Pull every line containing "this" from the entries.

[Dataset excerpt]
• • • •

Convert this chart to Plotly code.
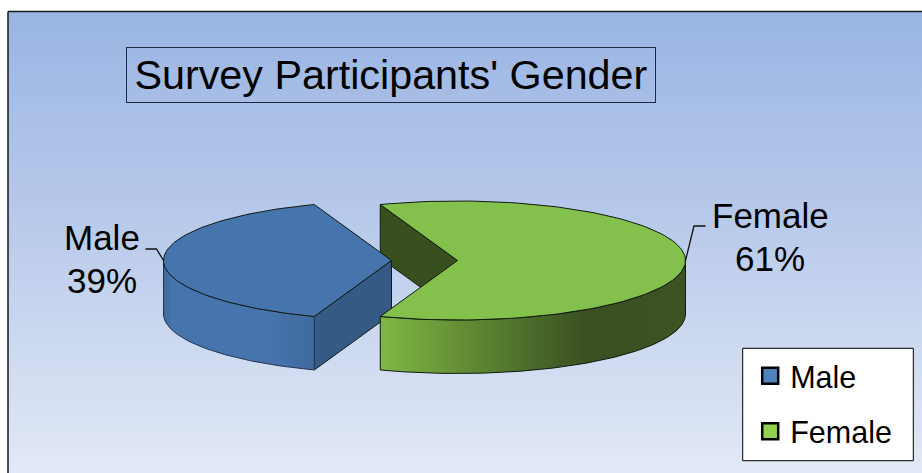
import numpy as np
import plotly.graph_objects as go

TITLE = "Survey Participants' Gender"
CATEGORIES = ["Male", "Female"]
SHARES = [39, 61]
TOP_COLORS = ["#4674ad", "#84c04c"]
LEGEND_COLORS = ["#4f81bd", "#92d050"]

A, B, DEPTH = 228.0, 59.5, 53.5
CY = 260.5
MALE_CX, FEMALE_CX = 391.5, 457.5
FONT = "Liberation Sans"
OUTLINE = "#101a10"

half_m = SHARES[0] / sum(SHARES) * 180.0
half_f = SHARES[1] / sum(SHARES) * 180.0


def arc(cx, t0, t1, dy=0.0, n=120):
    t = np.radians(np.linspace(t0, t1, n))
    return cx + A * np.cos(t), CY + dy - B * np.sin(t)


def poly(x, y, color=None, grad=None, line=OUTLINE, width=1.0):
    kw = dict(x=list(x), y=list(y), mode="lines", fill="toself", hoverinfo="skip",
              showlegend=False, line=dict(color=line, width=width))
    if grad is not None:
        kw["fillgradient"] = grad
    else:
        kw["fillcolor"] = color
    return go.Scatter(**kw)


fig = go.Figure()

# background panel (right and bottom edges run off the page)
fig.add_trace(poly([8, 935, 935, 8, 8], [11.5, 11.5, 485, 485, 11.5],
                   grad=dict(type="vertical", start=11, stop=473,
                             colorscale=[[0, "#9ab5e3"], [0.4, "#b4c7e9"], [1, "#e2e9f6"]]),
                   line="#1a1a1a", width=1.5))

# female inner wedge wall
ex = FEMALE_CX + A * np.cos(np.radians(half_f))
ey = CY - B * np.sin(np.radians(half_f))
fig.add_trace(poly([ex, FEMALE_CX, FEMALE_CX, ex, ex],
                   [ey, CY, CY + DEPTH, ey + DEPTH, ey], color="#3a4f1e"))

# male right wall
mx = MALE_CX + A * np.cos(np.radians(180 + half_m))
my = CY - B * np.sin(np.radians(180 + half_m))
fig.add_trace(poly([MALE_CX, mx, mx, MALE_CX, MALE_CX],
                   [CY, my, my + DEPTH, CY + DEPTH, CY], color="#365a86"))

# male outer wall
x1, y1 = arc(MALE_CX, 180, 180 + half_m)
x2, y2 = arc(MALE_CX, 180 + half_m, 180, DEPTH)
fig.add_trace(poly(np.r_[x1, x2, x1[0]], np.r_[y1, y2, y1[0]],
                   grad=dict(type="horizontal", start=163, stop=314,
                             colorscale=[[0, "#3f6899"], [0.06, "#4674ad"], [0.7, "#4674ad"], [1, "#3f6a9e"]]),
                   line="#24364f"))

# male top
x, y = arc(MALE_CX, 180 - half_m, 180 + half_m)
fig.add_trace(poly(np.r_[MALE_CX, x, MALE_CX], np.r_[CY, y, CY], color=TOP_COLORS[0]))

# female outer wall
x1, y1 = arc(FEMALE_CX, -half_f, 0)
x2, y2 = arc(FEMALE_CX, 0, -half_f, DEPTH)
fig.add_trace(poly(np.r_[x1, x2, x1[0]], np.r_[y1, y2, y1[0]],
                   grad=dict(type="horizontal", start=380, stop=686,
                             colorscale=[[0, "#7fb845"], [0.28, "#628c34"], [0.5, "#496a2a"],
                                         [0.68, "#3b4f20"], [1, "#3d5322"]])))

# female top
x, y = arc(FEMALE_CX, -half_f, half_f)
fig.add_trace(poly(np.r_[FEMALE_CX, x, FEMALE_CX], np.r_[CY, y, CY], color=TOP_COLORS[1]))

# leader lines
left = MALE_CX - A
right = FEMALE_CX + A
fig.add_trace(go.Scatter(x=[left, left - 7, left - 18], y=[CY, CY - 11.5, CY - 11.5], mode="lines",
                         line=dict(color="#111", width=1.3), hoverinfo="skip", showlegend=False))
fig.add_trace(go.Scatter(x=[right, right + 8.5, right + 20], y=[CY, CY - 34.5, CY - 34.5], mode="lines",
                         line=dict(color="#111", width=1.3), hoverinfo="skip", showlegend=False))

# legend frame
fig.add_trace(poly([742.7, 913.3, 913.3, 742.7, 742.7], [348.3, 348.3, 460.7, 460.7, 348.3],
                   color="white", line="black", width=1.0))

# legend entries
for cat, col in zip(CATEGORIES, LEGEND_COLORS):
    fig.add_trace(go.Scatter(x=[None], y=[None], mode="markers", name=cat, legendgroup=cat,
                             marker=dict(symbol="square", size=16, color=col,
                                         line=dict(color="black", width=2.5))))

# labels
for txt, xp, yp in [(CATEGORIES[0], 102, 237), (f"{SHARES[0]}%", 102, 280),
                    (CATEGORIES[1], 770, 215), (f"{SHARES[1]}%", 770, 258)]:
    fig.add_annotation(x=xp, y=yp, xref="x", yref="y", showarrow=False, text=txt,
                       font=dict(family=FONT, size=35, color="black"))
# title
fig.add_annotation(x=391, y=74.5, xref="x", yref="y", showarrow=False, text=TITLE,
                   width=528, height=54, bordercolor="#1c2b44", borderwidth=1, borderpad=0,
                   font=dict(family=FONT, size=41.3, color="black"))

fig.update_layout(
    width=922, height=473, autosize=False, margin=dict(l=0, r=0, t=0, b=0),
    paper_bgcolor="white", plot_bgcolor="white",
    xaxis=dict(range=[0, 922], visible=False, fixedrange=True),
    yaxis=dict(range=[473, 0], visible=False, fixedrange=True),
    legend=dict(x=750.2 / 922, y=1 - 349.3 / 473, xanchor="left", yanchor="top",
                bgcolor="rgba(0,0,0,0)", borderwidth=0,
                font=dict(family=FONT, size=30.5, color="black"),
                tracegroupgap=13, itemwidth=30, traceorder="grouped"),
)

fig.write_html("out.html", config={"displayModeBar": False},
               post_script="document.body.style.margin='0';")
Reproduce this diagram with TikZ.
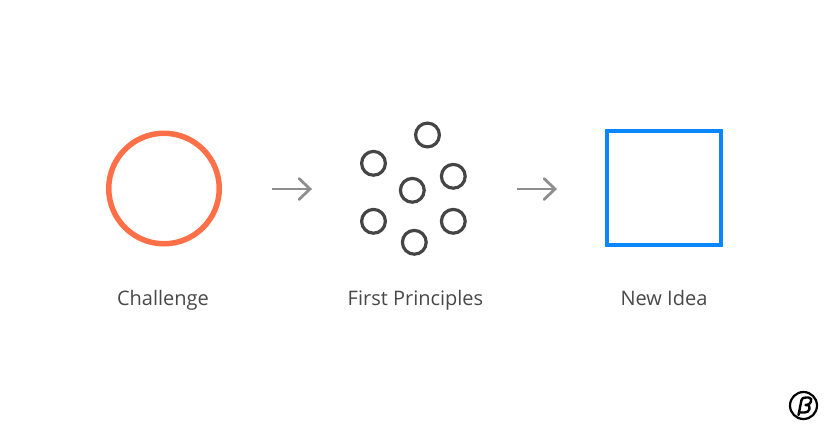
\documentclass[tikz,border=0pt]{standalone}
\usepackage{fontspec}
\setmainfont{Open Sans}
\definecolor{txt}{HTML}{484848}
\definecolor{orng}{HTML}{FF7049}
\definecolor{blu}{HTML}{0A86FF}
\definecolor{arr}{HTML}{8E8E8E}
\definecolor{dots}{HTML}{454545}
\tikzset{
  x=1pt,y=-1pt,
  small/.style={circle,draw=dots,line width=3.2pt,minimum size=23.8pt,inner sep=0pt,outer sep=0pt},
  lbl/.style={text=txt,font=\fontsize{20}{24}\selectfont,anchor=base,inner sep=0pt},
  arrline/.style={draw=arr,line width=2.8pt},
}
\begin{document}
\begin{tikzpicture}
\useasboundingbox (0,0) rectangle (830,432);
\node[circle,draw=orng,line width=5.5pt,minimum size=110.5pt,inner sep=0pt] (chal) at (164,188.5) {};
\node[draw=blu,line width=4pt,minimum size=114pt,inner sep=0pt] (idea) at (664,188) {};
\node[small] (c1) at (427.5,135) {};
\node[small] (c2) at (373.5,163.3) {};
\node[small] (c3) at (453.3,176.3) {};
\node[small] (c4) at (412.3,190.3) {};
\node[small] (c5) at (373.5,221.3) {};
\node[small] (c6) at (453.3,221.3) {};
\node[small] (c7) at (414.3,242.3) {};
\coordinate (a1s) at (272,189);
\coordinate (a1e) at (310,189);
\coordinate (a2s) at (517,189);
\coordinate (a2e) at (555,189);
\foreach \s/\e in {a1s/a1e,a2s/a2e}{
  \draw[arrline] (\s) -- (\e);
  \draw[arrline,line cap=round,line join=miter] ([shift={(-11,-10.5)}]\e) -- (\e) -- ([shift={(-11,10.5)}]\e);
}
\node[lbl] (t1) at (163,305) {Challenge};
\node[lbl] (t2) at (415.5,305) {First Principles};
\node[lbl] (t3) at (664,305) {New Idea};
\node[circle,draw=black,line width=2.2pt,minimum size=27pt,inner sep=0pt] (logo) at (803.5,405.5) {};
\draw[black,line width=2.4pt,line cap=round,line join=round]
  (798.5,415) -- (801.5,400) .. controls (802,398) and (803.5,397.5) .. (806,397.5)
  -- (808.5,397.5) .. controls (811.5,397.5) and (811.5,400) .. (811,401.5)
  .. controls (810.5,403.5) and (809,404.6) .. (805.5,405)
  .. controls (809.5,405) and (810,406.5) .. (809.5,409)
  .. controls (809,411.5) and (807,412.5) .. (804.5,412.5) -- (799.5,412.5);
\end{tikzpicture}
\end{document}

• • • •

**Worked solution:**
Convert this chart to Plotly code.
Reproduce this diagram with TikZ.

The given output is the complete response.